15/03/2024
15/03/2024
KUWAIT CITY, March 14: The issue of small shareholders being the last to know about the realities within companies is a significant concern, despite existing laws emphasizing the importance of disclosing essential information transparently, reports Al-Jarida daily. There are several reasons why influential information remains restricted to insiders and not disclosed to others such as by:
Delaying Tactics
Some companies deliberately provide misleading data and information to prolong procedures and exploit legal loopholes. This prolongation allows them to avoid addressing difficult financial conditions or other challenges they may be facing.
Debt Restructuring Plans
Companies may call for general assemblies to review debt structuring and capitalization plans, even if they know that these plans are likely to fail. They may bet on buying time and passing on the crisis to avoid immediate repercussions.

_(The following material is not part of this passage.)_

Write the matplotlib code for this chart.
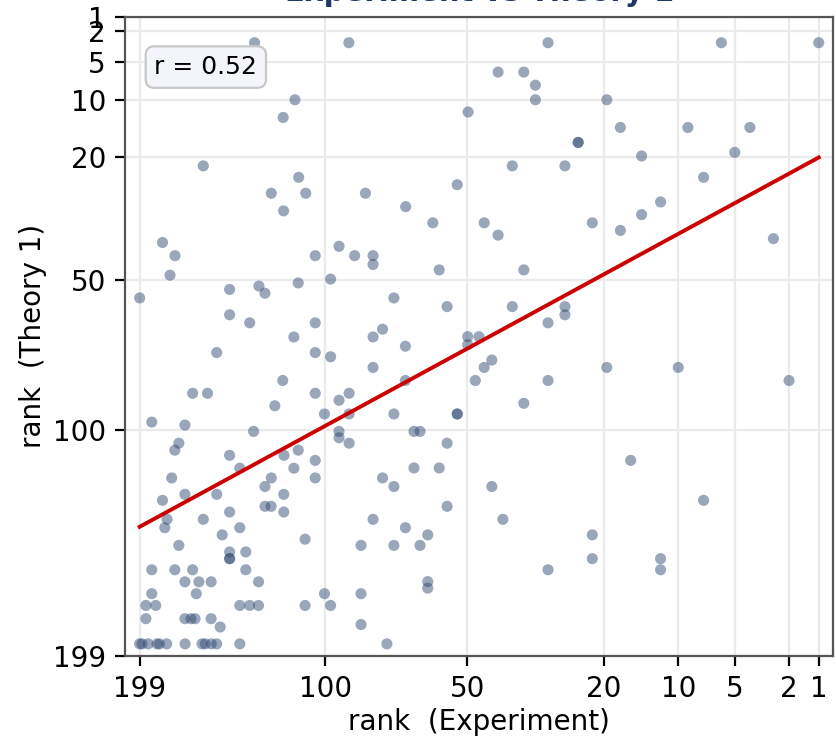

Concealing Strategic Issues
Financially distressed companies with faltering projects abroad may hide critical facts from shareholders. They may evade inquiries or provide vague responses, delaying the provision of necessary information.
Disagreements and Conflict
Some groups neglect to present the facts of internal disagreements or conflicts, knowing that litigation processes can take years. This delay allows them to avoid immediate accountability or pressure from shareholders.
Seizure of Assets
Companies may face substantial asset seizures through legal means, exploiting administrative influence and control of the Board of Directors. Approvals may be passed under questionable circumstances, leading to the loss of assets.
Continuous Resignations
Continuous resignations from board members or executives, often due to financial reasons or disagreements, can harm the company and its shareholders. This turnover may indicate underlying issues within the company’s management.
Manipulative Practices
Companies may manipulate share prices without justifying the reasons behind significant changes. Hollow disclosures may mislead shareholders and regulatory authorities.
Financial Violations
Some companies may engage in financial violations without disclosing them. Mass manipulation operations may occur without appropriate measures being taken. Opaque Management -- In some cases, companies are managed by one party behind the scenes, with the Board of Directors unaware of operational details. This lack of transparency allows influential information to be controlled and hidden.
Sale of Foreign Assets
Companies may sell foreign assets to benefit specific parties, obscuring the entity’s operations and preventing shareholders from tracking those assets.
Overall, these practices highlight the need for increased transparency and accountability within companies to ensure that all shareholders have access to essential information. The regulatory authorities should closely monitor and address instances of non-disclosure and manipulation to protect the interests of shareholders and investors.